I made this for my mom on Mother’s Day, she is a picky eater and loves it btw it came out perfect
Should it be covered with foil while baking?
Nope, it doesn’t need foil on top, unless you start noticing that it is getting really dark on top! The chicken skin will crisp and get dark in some places, but it doesn’t need foil unless it looks like its close to burning.
I see Garam Masala instead of Curry powder and it was wonderful. Thank you!
Have you ever used boneless chicken. Thank you
Hi Jeanne! I have not used boneless chicken in this particular recipe before. You could use boneless, skinless thighs here instead but you will need to shorten the cooking time.It will probably only take 20-25 minutes, but you will have to watch it and check the temperature with a thermometer! If you try it, let me know how it goes!

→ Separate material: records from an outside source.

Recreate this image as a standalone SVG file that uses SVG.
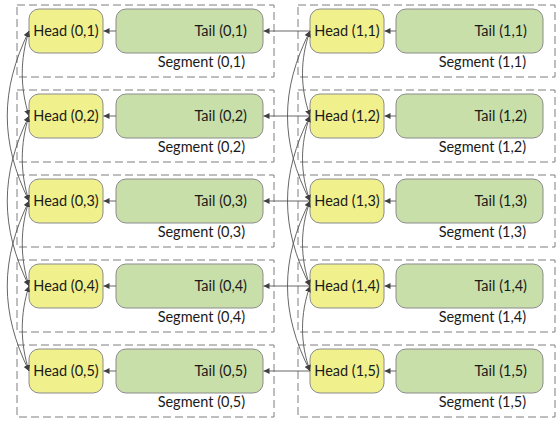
<svg xmlns="http://www.w3.org/2000/svg" width="558" height="424" viewBox="0 0 558 424">
<style>
.seg{fill:none;stroke:#7f7f7f;stroke-width:1;stroke-dasharray:8,4}
.head{fill:#F0F08C;stroke:#8c8c8c;stroke-width:1}
.tail{fill:#C8DFAA;stroke:#8c8c8c;stroke-width:1}
text{font-family:Lato,"Liberation Sans",Arial,sans-serif;font-size:14.5px;fill:#1a1a1a}
.c{text-anchor:middle}
.e{text-anchor:end}
.ln{fill:none;stroke:#555;stroke-width:0.9}
</style>
<defs>
<marker id="ar" markerUnits="userSpaceOnUse" markerWidth="7" markerHeight="6" refX="6" refY="3" orient="auto-start-reverse">
<path d="M0,0 L6,3 L0,6 z" fill="#404040"/>
</marker>
</defs>
<g id="seg01"><rect class="seg" x="17" y="5" width="257" height="72"/><text class="e" x="245" y="67">Segment (0,1)</text></g>
<g id="seg02"><rect class="seg" x="17" y="90" width="257" height="72"/><text class="e" x="245" y="152">Segment (0,2)</text></g>
<g id="seg03"><rect class="seg" x="17" y="175" width="257" height="72"/><text class="e" x="245" y="237">Segment (0,3)</text></g>
<g id="seg04"><rect class="seg" x="17" y="260" width="257" height="72"/><text class="e" x="245" y="322">Segment (0,4)</text></g>
<g id="seg05"><rect class="seg" x="17" y="345" width="257" height="72"/><text class="e" x="245" y="407">Segment (0,5)</text></g>
<g id="seg11"><rect class="seg" x="298" y="5" width="257" height="72"/><text class="e" x="526" y="67">Segment (1,1)</text></g>
<g id="seg12"><rect class="seg" x="298" y="90" width="257" height="72"/><text class="e" x="526" y="152">Segment (1,2)</text></g>
<g id="seg13"><rect class="seg" x="298" y="175" width="257" height="72"/><text class="e" x="526" y="237">Segment (1,3)</text></g>
<g id="seg14"><rect class="seg" x="298" y="260" width="257" height="72"/><text class="e" x="526" y="322">Segment (1,4)</text></g>
<g id="seg15"><rect class="seg" x="298" y="345" width="257" height="72"/><text class="e" x="526" y="407">Segment (1,5)</text></g>

<g id="head01"><rect class="head" x="29" y="9" width="74" height="44" rx="10"/><text class="c" x="66" y="36">Head (0,1)</text></g>
<g id="head02"><rect class="head" x="29" y="94" width="74" height="44" rx="10"/><text class="c" x="66" y="121">Head (0,2)</text></g>
<g id="head03"><rect class="head" x="29" y="179" width="74" height="44" rx="10"/><text class="c" x="66" y="206">Head (0,3)</text></g>
<g id="head04"><rect class="head" x="29" y="264" width="74" height="44" rx="10"/><text class="c" x="66" y="291">Head (0,4)</text></g>
<g id="head05"><rect class="head" x="29" y="349" width="74" height="44" rx="10"/><text class="c" x="66" y="376">Head (0,5)</text></g>
<g id="head11"><rect class="head" x="310" y="9" width="74" height="44" rx="10"/><text class="c" x="347" y="36">Head (1,1)</text></g>
<g id="head12"><rect class="head" x="310" y="94" width="74" height="44" rx="10"/><text class="c" x="347" y="121">Head (1,2)</text></g>
<g id="head13"><rect class="head" x="310" y="179" width="74" height="44" rx="10"/><text class="c" x="347" y="206">Head (1,3)</text></g>
<g id="head14"><rect class="head" x="310" y="264" width="74" height="44" rx="10"/><text class="c" x="347" y="291">Head (1,4)</text></g>
<g id="head15"><rect class="head" x="310" y="349" width="74" height="44" rx="10"/><text class="c" x="347" y="376">Head (1,5)</text></g>

<g id="tail01"><rect class="tail" x="116" y="9" width="147" height="44" rx="10"/><text class="e" x="247" y="36">Tail (0,1)</text></g>
<g id="tail02"><rect class="tail" x="116" y="94" width="147" height="44" rx="10"/><text class="e" x="247" y="121">Tail (0,2)</text></g>
<g id="tail03"><rect class="tail" x="116" y="179" width="147" height="44" rx="10"/><text class="e" x="247" y="206">Tail (0,3)</text></g>
<g id="tail04"><rect class="tail" x="116" y="264" width="147" height="44" rx="10"/><text class="e" x="247" y="291">Tail (0,4)</text></g>
<g id="tail05"><rect class="tail" x="116" y="349" width="147" height="44" rx="10"/><text class="e" x="247" y="376">Tail (0,5)</text></g>
<g id="tail11"><rect class="tail" x="396" y="9" width="147" height="44" rx="10"/><text class="e" x="527" y="36">Tail (1,1)</text></g>
<g id="tail12"><rect class="tail" x="396" y="94" width="147" height="44" rx="10"/><text class="e" x="527" y="121">Tail (1,2)</text></g>
<g id="tail13"><rect class="tail" x="396" y="179" width="147" height="44" rx="10"/><text class="e" x="527" y="206">Tail (1,3)</text></g>
<g id="tail14"><rect class="tail" x="396" y="264" width="147" height="44" rx="10"/><text class="e" x="527" y="291">Tail (1,4)</text></g>
<g id="tail15"><rect class="tail" x="396" y="349" width="147" height="44" rx="10"/><text class="e" x="527" y="376">Tail (1,5)</text></g>

<g id="connectors">
<path class="ln" marker-end="url(#ar)" d="M116,31 H103.5"/>
<path class="ln" marker-end="url(#ar)" d="M116,116 H103.5"/>
<path class="ln" marker-end="url(#ar)" d="M116,201 H103.5"/>
<path class="ln" marker-end="url(#ar)" d="M116,286 H103.5"/>
<path class="ln" marker-end="url(#ar)" d="M116,371 H103.5"/>
<path class="ln" marker-end="url(#ar)" d="M396,31 H384.5"/>
<path class="ln" marker-end="url(#ar)" d="M396,116 H384.5"/>
<path class="ln" marker-end="url(#ar)" d="M396,201 H384.5"/>
<path class="ln" marker-end="url(#ar)" d="M396,286 H384.5"/>
<path class="ln" marker-end="url(#ar)" d="M396,371 H384.5"/>
<path class="ln" marker-end="url(#ar)" d="M310,31 H263.5"/>
<path class="ln" marker-end="url(#ar)" d="M310,116 H263.5"/>
<path class="ln" marker-end="url(#ar)" d="M310,201 H263.5"/>
<path class="ln" marker-end="url(#ar)" d="M310,286 H263.5"/>
<path class="ln" marker-end="url(#ar)" d="M310,371 H263.5"/>
<path class="ln" marker-start="url(#ar)" marker-end="url(#ar)" d="M29,31 C20,59 20,88 29,116"/>
<path class="ln" marker-start="url(#ar)" marker-end="url(#ar)" d="M29,116 C20,144 20,173 29,201"/>
<path class="ln" marker-start="url(#ar)" marker-end="url(#ar)" d="M29,201 C20,229 20,258 29,286"/>
<path class="ln" marker-start="url(#ar)" marker-end="url(#ar)" d="M29,286 C20,314 20,343 29,371"/>
<path class="ln" marker-start="url(#ar)" marker-end="url(#ar)" d="M29,31 C0,90 0,142 29,201"/>
<path class="ln" marker-start="url(#ar)" marker-end="url(#ar)" d="M29,116 C0,175 0,227 29,286"/>
<path class="ln" marker-start="url(#ar)" marker-end="url(#ar)" d="M29,201 C0,260 0,312 29,371"/>
<path class="ln" marker-start="url(#ar)" marker-end="url(#ar)" d="M310,31 C300,59 300,88 310,116"/>
<path class="ln" marker-start="url(#ar)" marker-end="url(#ar)" d="M310,116 C300,144 300,173 310,201"/>
<path class="ln" marker-start="url(#ar)" marker-end="url(#ar)" d="M310,201 C300,229 300,258 310,286"/>
<path class="ln" marker-start="url(#ar)" marker-end="url(#ar)" d="M310,286 C300,314 300,343 310,371"/>
<path class="ln" marker-start="url(#ar)" marker-end="url(#ar)" d="M310,31 C280,90 280,142 310,201"/>
<path class="ln" marker-start="url(#ar)" marker-end="url(#ar)" d="M310,116 C280,175 280,227 310,286"/>
<path class="ln" marker-start="url(#ar)" marker-end="url(#ar)" d="M310,201 C280,260 280,312 310,371"/>
</g>
</svg>
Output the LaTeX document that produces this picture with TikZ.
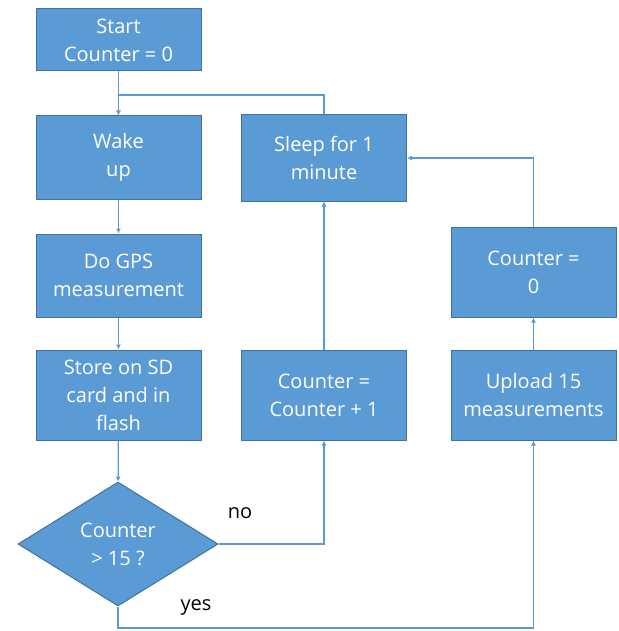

Ummm… this sounds AMAZING. I'm not a big chicken fan, but I will absolutely be trying this soon. Only a few more weeks until my little guy can eat honey!
Made this tonight and it was delicious. It wasn't crispy and dark like in the picture but none the less delicious. We did use chicken breast instead of thighs or legs.
What temperature we use when we bake the chicken?
Bake the chicken at 350 F for 1 hour and 15 minutes. 🙂 Enjoy!
Do you cover the chicken?
Nope! Keep it uncovered, that will help you get that gorgeous golden brown skin!
Do you think this would work well with a whole chicken too??
What kind of mustard did you use?
Any kind of mustard you happen to have on hand will work just fine!
I've been told that I'm allowed to make this recipe again. Thanks so much. It was delicious
Haha that's awesome. 🙂 Glad it went over well!